Visual dazzle, sombre mood amid the stars

CLASSIC IN THE MAKING? Cooper (McConaughey) is tasked with finding a habitable new planet in Nolan's dazzling science-fiction epic.


    Nov 06, 2014

    Visual dazzle, sombre mood amid the stars


    Sci-fi drama/169 minutes/Opens today

    The story:

    Once a Nasa pilot, Cooper (Matthew McConaughey) now grows corn, the only thing that will grow after a blight has wiped out most of the planet's other crops.

    But the sense of an ending is palpable. Cooper is recruited for a secret Nasa mission to search for a habitable new planet and is joined by Amelia Brand (Anne Hathaway) and a wry robot (Bill Irwin).

    But time moves differently for those in space and on Earth. While Cooper doesn't really age, his folks, and daughter Murph (Jessica Chastain), back home do.

    LIKE the great space epics of the past, Christopher Nolan's Interstellar distils terrestrial anxieties and aspirations into a potent pop parable, a mirror of the mood here on Earth.

    Stanley Kubrick's 2001: A Space Odyssey blended the technological awe of the Apollo era with the trippy hopes and terrors of the Age of Aquarius.

    Interstellar, full of visual dazzle, thematic ambition, geek bait and corn, is a sweeping, futuristic adventure driven by grief, dread and regret.

    Trying to jot down notes by the light of the Imax screen, on which lustrous images flickered, I lost count of how many times the phrase "I'm sorry" was uttered: by parents to children, children to parents, sisters to brothers, scientists to astronauts and astronauts to one another.

    The whole movie can be seen as a plea for forgiveness on behalf of our foolish, dreamy species. We messed everything up, and we feel really bad about it. Can you please give us another chance?

    The possibility that such a "you" might be out there, in a position to grant clemency, is one of the movie's tantalising puzzles. Some kind of message seems to be coming across the emptiness of space and along the kinks in the fabric of time, offering a twinkle of hope amid humanity's rapidly darkening prospects.

    For most of Interstellar, the working hypothesis is that a benevolent alien race, dwelling somewhere on the far side of a wormhole near one of the moons of Saturn, is sending data across the universe, encrypted advice that just may save us if we can decode it fast enough.

    Nolan wrote the screenplay with his brother, Jonathan, and they cleverly conflate scientific denialism with technophobia, imagining a fatalistic society that has traded large ambition for small-scale problem-solving and ultimate resignation.

    But Nolan, even in his earlier, more modestly budgeted films, has never been content with the small-scale.
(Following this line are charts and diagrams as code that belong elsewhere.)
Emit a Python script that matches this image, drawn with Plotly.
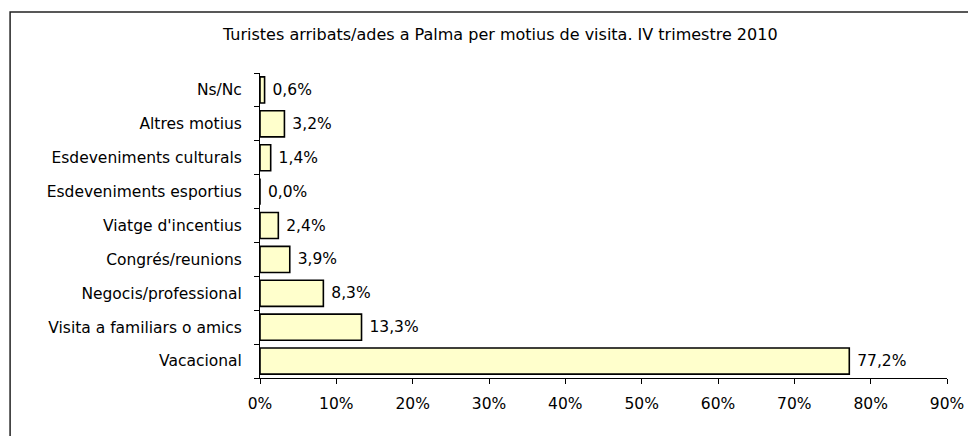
import plotly.graph_objects as go

categories = ["Vacacional", "Visita a familiars o amics", "Negocis/professional",
              "Congrés/reunions", "Viatge d'incentius", "Esdeveniments esportius",
              "Esdeveniments culturals", "Altres motius", "Ns/Nc"]
values = [77.2, 13.3, 8.3, 3.9, 2.4, 0.0, 1.4, 3.2, 0.6]
x_ticks = [0, 10, 20, 30, 40, 50, 60, 70, 80, 90]
x_tick_labels = [f"{t}%" for t in x_ticks]
title = "Turistes arribats/ades a Palma per motius de visita. IV trimestre 2010"

labels = ["\u00a0" + f"{v:.1f}%".replace(".", ",") for v in values]

# page body has an 8px margin; work in page coordinates and convert
OFF = 8
W, H = 976 - OFF, 436 - OFF
L, R, T, B = 260 - OFF, 976 - 950, 73 - OFF, 436 - 378
pw, ph = W - L - R, H - T - B

def px_x(p):
    return (p - OFF - L) / pw

def px_y(p):
    return (H - B - (p - OFF)) / ph

FONT = "DejaVu Sans, Verdana, sans-serif"
FS = 15.5

fig = go.Figure(go.Bar(
    y=categories, x=values, orientation="h",
    marker=dict(color="#FFFFCC", line=dict(color="black", width=1.6)),
    text=labels, textposition="outside", cliponaxis=False,
    textfont=dict(family=FONT, size=FS, color="black"),
))

fig.update_layout(
    width=W, height=H,
    margin=dict(l=L, r=R, t=T, b=B),
    paper_bgcolor="white", plot_bgcolor="white",
    bargap=0.23,
    showlegend=False,
    font=dict(family=FONT, size=FS, color="black"),
    xaxis=dict(range=[0, 90], tickvals=x_ticks, ticktext=x_tick_labels,
               showgrid=False, zeroline=False, showline=True, linecolor="black", linewidth=1,
               ticks="outside", ticklen=5, tickcolor="black", ticklabelstandoff=6,
               tickfont=dict(family=FONT, size=FS, color="black"), fixedrange=True),
    yaxis=dict(type="category", categoryorder="array", categoryarray=categories,
               showgrid=False, zeroline=False, showline=True, linecolor="black", linewidth=1,
               ticks="outside", ticklen=5, tickcolor="black", tickson="boundaries",
               ticklabelstandoff=14,
               tickfont=dict(family=FONT, size=FS, color="black"), fixedrange=True),
    annotations=[dict(text=title, xref="paper", yref="paper", x=px_x(501), y=px_y(34),
                      xanchor="center", yanchor="middle", showarrow=False,
                      font=dict(family=FONT, size=16, color="black"))],
    shapes=[dict(type="rect", xref="paper", yref="paper",
                 x0=px_x(9), x1=px_x(1000), y0=px_y(460), y1=px_y(12),
                 line=dict(color="#222", width=1.5), layer="below")],
)

fig.write_html("out.html")
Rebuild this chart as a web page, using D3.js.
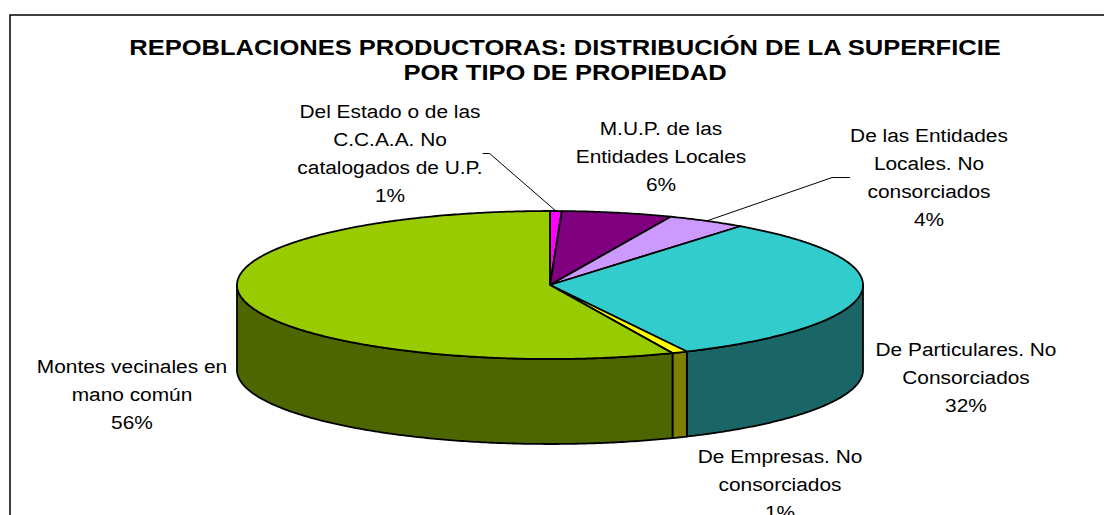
<!DOCTYPE html>
<html>
<head>
<meta charset="utf-8">
<script src="https://cdn.jsdelivr.net/npm/d3@7.9.0/dist/d3.min.js"></script>
<style>
  body { margin: 0; background: #fff; }
  svg { display: block; font-family: "Liberation Sans", Arial, sans-serif; }
</style>
</head>
<body>
<svg id="chart" width="1104" height="515"></svg>
<script>
// data
const titleLines = ["REPOBLACIONES PRODUCTORAS: DISTRIBUCIÓN DE LA SUPERFICIE", "POR TIPO DE PROPIEDAD"];
const categories = [
  "Del Estado o de las\nC.C.A.A. No\ncatalogados de U.P.",
  "M.U.P. de las\nEntidades Locales",
  "De las Entidades\nLocales. No\nconsorciados",
  "De Particulares. No\nConsorciados",
  "De Empresas. No\nconsorciados",
  "Montes vecinales en\nmano común"
];
const shares = [0.6, 5.7, 4.1, 32.4, 0.8, 56.4];
const topColors = ["#FF00FF", "#800080", "#CC99FF", "#33CCCC", "#FFFF00", "#99CC00"];

// layout
const cx = 550, cy = 285, rx = 313, ry = 74, depth = 85;
const stretch = 1.16;
const labelPos = [[390, 118], [661, 135], [929, 142], [966, 356], [780, 463], [132, 373]];
const leaders = { 0: { side: "right", elbow: 7 }, 2: { side: "left", elbow: 18 } };
const lineGap = 28;

const svg = d3.select("#chart");

svg.append("rect")
  .attr("x", 10).attr("y", 15)
  .attr("width", 1300).attr("height", 700)
  .attr("fill", "#fff")
  .attr("stroke", "#000")
  .attr("stroke-width", 1.5);

// title
titleLines.forEach((t, i) => {
  svg.append("text")
    .attr("transform", `translate(565,${55 + i * 25}) scale(${stretch},1)`)
    .attr("text-anchor", "middle")
    .style("font-size", "22px")
    .style("font-weight", "bold")
    .text(t);
});

const total = d3.sum(shares);
const pct = d3.format(".0%");
const pie = d3.pie().sort(null).value(d => d);
const arcs = pie(shares);

const pt = (a, dy = 0) => [cx + rx * Math.sin(a), cy - ry * Math.cos(a) + dy];
const sample = (a0, a1) => {
  const n = Math.max(2, Math.ceil(Math.abs(a1 - a0) / 0.01));
  return d3.range(n + 1).map(i => a0 + (a1 - a0) * i / n);
};
const line = d3.line();

const sideColor = c => {
  const col = d3.rgb(c);
  return d3.rgb(col.r * 0.5, col.g * 0.5, col.b * 0.5).formatHex();
};

// side walls (front half only)
const walls = svg.append("g");
arcs.forEach((d, i) => {
  const a0 = Math.max(d.startAngle, Math.PI / 2);
  const a1 = Math.min(d.endAngle, 3 * Math.PI / 2);
  if (a1 <= a0) return;
  const topPts = sample(a0, a1).map(a => pt(a));
  const botPts = sample(a1, a0).map(a => pt(a, depth));
  walls.append("path")
    .attr("d", line(topPts.concat(botPts)) + "Z")
    .attr("fill", sideColor(topColors[i]))
    .attr("stroke", "#000")
    .attr("stroke-width", 1.8)
    .attr("stroke-linejoin", "round");
});

// top faces
const tops = svg.append("g");
arcs.forEach((d, i) => {
  const pts = [[cx, cy]].concat(sample(d.startAngle, d.endAngle).map(a => pt(a)));
  tops.append("path")
    .attr("d", line(pts) + "Z")
    .attr("fill", topColors[i])
    .attr("stroke", "#000")
    .attr("stroke-width", 1.8)
    .attr("stroke-linejoin", "round");
});

// labels
const labels = svg.append("g").style("font-size", "18px").attr("fill", "#000");
arcs.forEach((d, i) => {
  const lines = categories[i].split("\n").concat([pct(d.value / total)]);
  const [lx, ly] = labelPos[i];
  const g = labels.append("g")
    .attr("transform", `translate(${lx},${ly}) scale(${stretch},1)`);
  const txt = g.append("text").attr("text-anchor", "middle");
  lines.forEach((s, k) => {
    txt.append("tspan").attr("x", 0).attr("y", k * lineGap).text(s);
  });

  const lead = leaders[i];
  if (lead) {
    const b = txt.node().getBBox();
    const ex = lx + (lead.side === "right" ? (b.x + b.width) : b.x) * stretch;
    const ey = ly + b.y + b.height / 2;
    const kx = ex + (lead.side === "right" ? lead.elbow : -lead.elbow);
    const mid = (d.startAngle + d.endAngle) / 2;
    const tip = pt(mid);
    svg.append("path")
      .attr("d", line([[ex, ey], [kx, ey], tip]))
      .attr("fill", "none")
      .attr("stroke", "#000")
      .attr("stroke-width", 1);
  }
});
</script>
</body>
</html>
His imagination is large; his eye seeks out wide, sweeping vistas; and if he believes in anything, it is ambition.

    The first section of the movie is the richest and most haunting, establishing a delicately emotional tone and clear moral and dramatic stakes for the planet-hopping to follow.

    Cooper is devoted to his children, in particular his daughter, Murph.

    When her father is recruited for the secret Nasa mission to search for a habitable new planet, Murph is devastated by his departure. Her subsequent scientific career is both a tribute to his memory and a way of getting even.

    The Nolans are fond of doubled characters and mirrored plots, and so Interstellar is built around twinned father-daughter stories.

    The father of Cooper's female spaceship colleague, Amelia Brand, remains on the ground with Murph, crunching the numbers and growing older in the usual earthly way, while Cooper and the younger Brand, thanks to relativity, stay pretty much the same age.

    The two pairs of daughters and dads perform variations on the theme of paternal and filial love, finding delicate and moving passages of loyalty, rebellion, disillusionment and acceptance.

    A lot of other stuff happens but Interstellar is a terrifically entertaining science-fiction movie, giving fresh life to scenes and situations we've seen a hundred times before, and occasionally stumbling over pompous dialogue or overly portentous music.

    Of course, the film is more than that. It is in the nature of science fiction to aspire to more, to ascend fearlessly towards the sublime.

    But Interstellar is ultimately about the longing for home, about voyages into the unknown that become odysseys of return. And Interstellar may take its place in the pantheon of space movies because it answers an acute earthly need, a desire not only for adventure and novelty, but also, in the end, for comfort.